Flux later clarified in an artist’s note: “The sculpture exists emotionally, not legally.” The collector reportedly wept for 40 minutes, then put on a brave face, called it “the most powerful thing I’ve ever bought,” and tried to sell it immediately on the secondary market.

4. Silence, Auctioneer — £4.3 million

Artist: Milton Perchton

Sold: 2024

The concept: a work sold during a real auction, in total silence. No bidding, no names, no numbers — just a quiet nod from a buyer and a muted tap from a gavel made of felt. The piece was described as “a rebellion against spectacle” and “a slow clap in art form.”

Nothing physical changed hands. The buyer received a notarized video of the silent auction and a small wooden block labeled “Proof of Presence.”

Rumor has it another bidder tried to “out-silence” the buyer with a stronger nod but was disqualified for blinking.

5. Enormous Pile of Money #6

Artist: Hedge Fund

Sold: 2025, Pimlico Wilde

We couldn’t leave this one out.
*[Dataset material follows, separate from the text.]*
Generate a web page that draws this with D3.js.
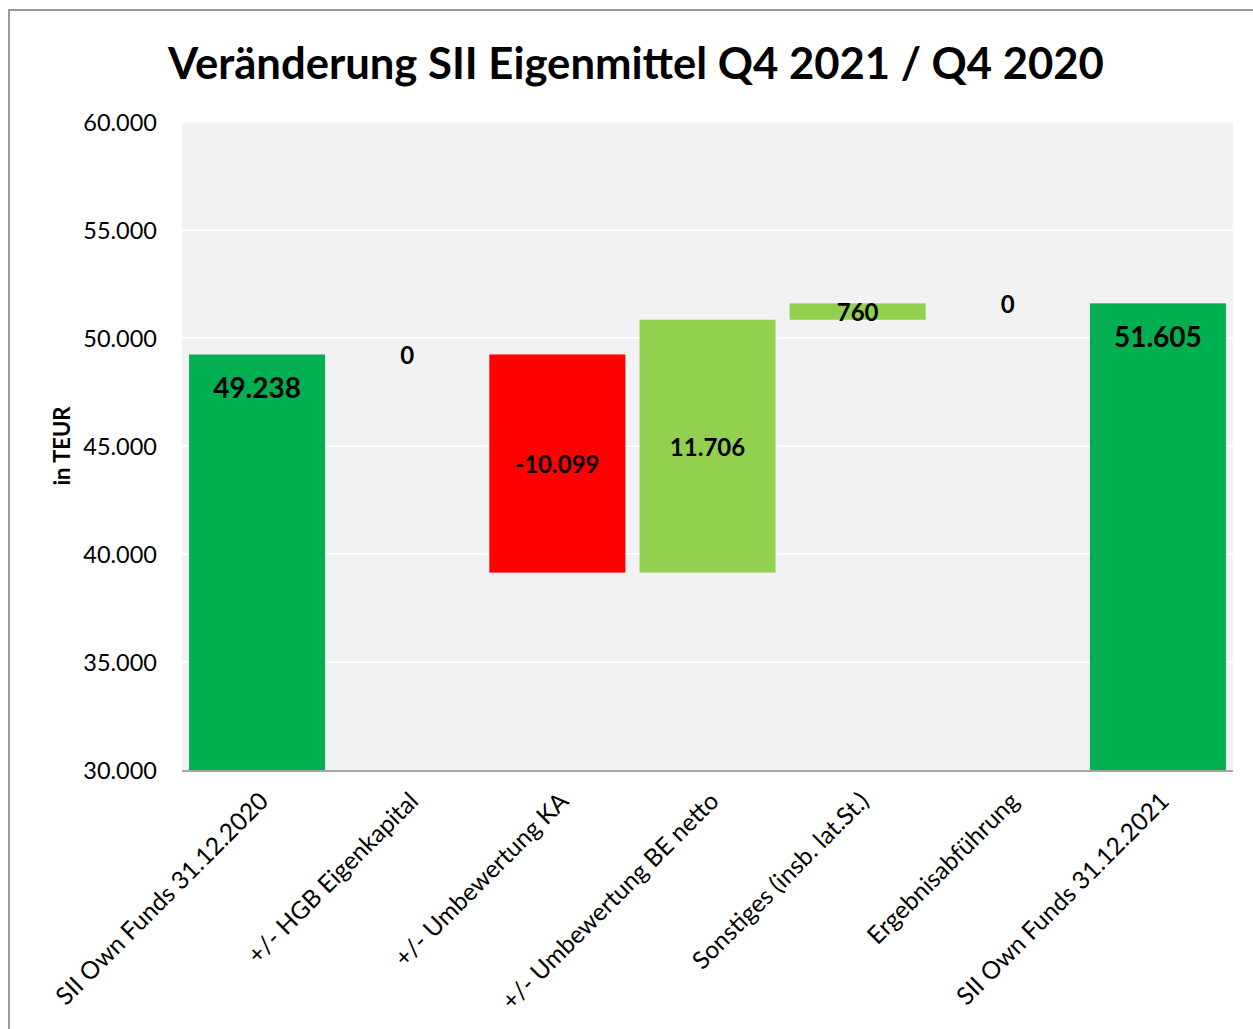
<!DOCTYPE html>
<html><head><meta charset="utf-8">
<script src="https://cdn.jsdelivr.net/npm/d3@7"></script>
<style>body{margin:0;background:#fff}svg{display:block}</style>
</head><body>
<svg id="c" width="1253" height="1029"></svg>
<script>
const categories = ["SII Own Funds 31.12.2020","+/- HGB Eigenkapital","+/- Umbewertung KA","+/- Umbewertung BE netto","Sonstiges (insb. lat.St.)","Ergebnisabführung","SII Own Funds 31.12.2021"];
const kinds = ["total","delta","delta","delta","delta","delta","total"];
const values = [49238, 0, -10099, 11706, 760, 0, 51605];
const yTicks = [30000,35000,40000,45000,50000,55000,60000];
const titleText = "Veränderung SII Eigenmittel Q4 2021 / Q4 2020";
const yTitle = "in TEUR";

const FONT = "Lato, 'Open Sans', sans-serif";
const svg = d3.select("#c");
const W = 1253, H = 1029;
const plot = {l:182, r:1233, t:122, b:770};

// chart border (only top/left visible; crop cuts off the rest)
svg.append("rect").attr("x",9).attr("y",10).attr("width",W+20).attr("height",H+20)
  .attr("fill","#fff").attr("stroke","#999999").attr("stroke-width",2);

const x = d3.scaleBand().domain(categories).range([plot.l, plot.r]).paddingInner(0.094).paddingOuter(0.047);
const y = d3.scaleLinear().domain([30000,60000]).range([plot.b, plot.t]);

svg.append("rect").attr("x",plot.l).attr("y",plot.t).attr("width",plot.r-plot.l).attr("height",plot.b-plot.t).attr("fill","#f2f2f2");

// gridlines
svg.append("g").selectAll("line").data(yTicks.filter(v=>v>30000)).join("line")
  .attr("x1",plot.l).attr("x2",plot.r).attr("y1",d=>y(d)).attr("y2",d=>y(d))
  .attr("stroke","#ffffff").attr("stroke-width",2);

// waterfall data
let run = 0;
const bars = categories.map((c,i)=>{
  let lo, hi;
  if (kinds[i]==="total"){ lo = 30000; hi = values[i]; run = values[i]; }
  else { const s = run, e = run + values[i]; lo = Math.min(s,e); hi = Math.max(s,e); run = e; }
  return {c, v:values[i], kind:kinds[i], lo, hi};
});
const color = d => d.kind==="total" ? "#00b050" : (d.v<0 ? "#ff0000" : "#92d050");

svg.append("g").selectAll("rect").data(bars.filter(d=>d.hi>d.lo)).join("rect")
  .attr("x",d=>x(d.c)).attr("width",x.bandwidth())
  .attr("y",d=>y(d.hi)).attr("height",d=>y(d.lo)-y(d.hi))
  .attr("fill",color);

const fmt = v => d3.format(",")(v).replace(/,/g,".").replace("\u2212","-");
// labels
svg.append("g").selectAll("text").data(bars).join("text")
  .attr("x",d=>x(d.c)+x.bandwidth()/2)
  .attr("y",d=> d.kind==="total" ? y(d.hi)+33 : (y(d.lo)+y(d.hi))/2)
  .attr("text-anchor","middle").attr("dominant-baseline","central")
  .attr("font-family",FONT).attr("font-weight","bold")
  .attr("font-size",d=>d.kind==="total"?28:24).attr("fill","#000")
  .text(d=>fmt(d.v));

// axis line
svg.append("line").attr("x1",plot.l).attr("x2",plot.r).attr("y1",plot.b+1).attr("y2",plot.b+1)
  .attr("stroke","#a6a6a6").attr("stroke-width",2);

// y ticks
svg.append("g").selectAll("text").data(yTicks).join("text")
  .attr("x",157).attr("y",d=>y(d)).attr("text-anchor","end").attr("dominant-baseline","central")
  .attr("font-family",FONT).attr("font-size",23.5).attr("fill","#000").text(d=>fmt(d));

// y title
svg.append("text").attr("transform",`translate(61,446) rotate(-90)`)
  .attr("text-anchor","middle").attr("dominant-baseline","central")
  .attr("font-family",FONT).attr("font-weight","bold").attr("font-size",22).text(yTitle);

// x labels
svg.append("g").selectAll("text").data(categories).join("text")
  .attr("transform",d=>`translate(${x(d)+x.bandwidth()/2+6},${plot.b+26}) rotate(-45)`)
  .attr("text-anchor","end").attr("dominant-baseline","central")
  .attr("font-family",FONT).attr("font-size",24.5).attr("fill","#000").text(d=>d);

// title
const t = svg.append("text").attr("x",636).attr("y",62).attr("text-anchor","middle").attr("dominant-baseline","central")
  .attr("font-family",FONT).attr("font-weight","bold").attr("font-size",44).attr("fill","#000").text(titleText);
const tw = t.node().getComputedTextLength();
t.attr("font-size", 44*936/tw);
</script>
</body></html>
The artist Hedge Fund — conceptual art’s shadowy high priest of profit — sold a digital, data-driven rendering of a pile of money that inflates and deflates in real time with global markets. Collectors own fractional shares; the pile grows if capitalism thrives, shrinks if it falters.

Described by one critic as “Warhol with a calculator,” and by a hedge fund manager as “relatable.”

Included in the purchase:

• A VR headset

• A market-linked music score for the harpsichord.
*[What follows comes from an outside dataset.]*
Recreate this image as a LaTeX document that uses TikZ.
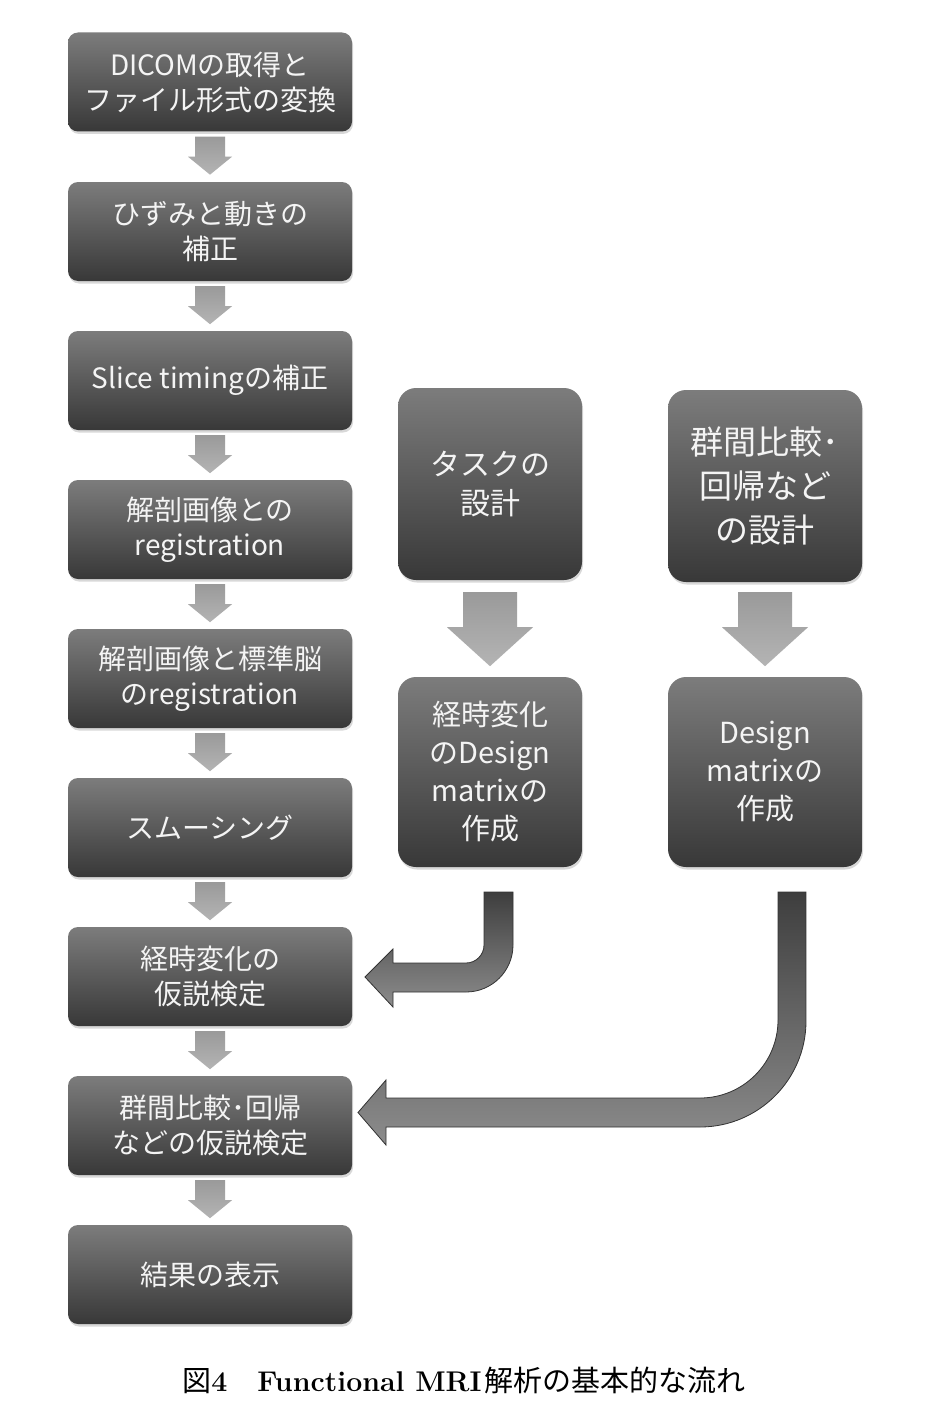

• And the distinct feeling you’ve been both mocked and immortalized

Honourable Mention: Empty Frame With Price Tag Still Attached — £1.2 million

Artist: Unknown

Sold: Also unknown

Was it a prank? A mistake? A masterwork of minimalist irony? We may never know. But someone bought it — and the market applauded.

Conclusion

Conceptual art isn’t about what you see — it’s about what you paid to believe you saw. And if that belief costs millions, well, that’s just part of the concept.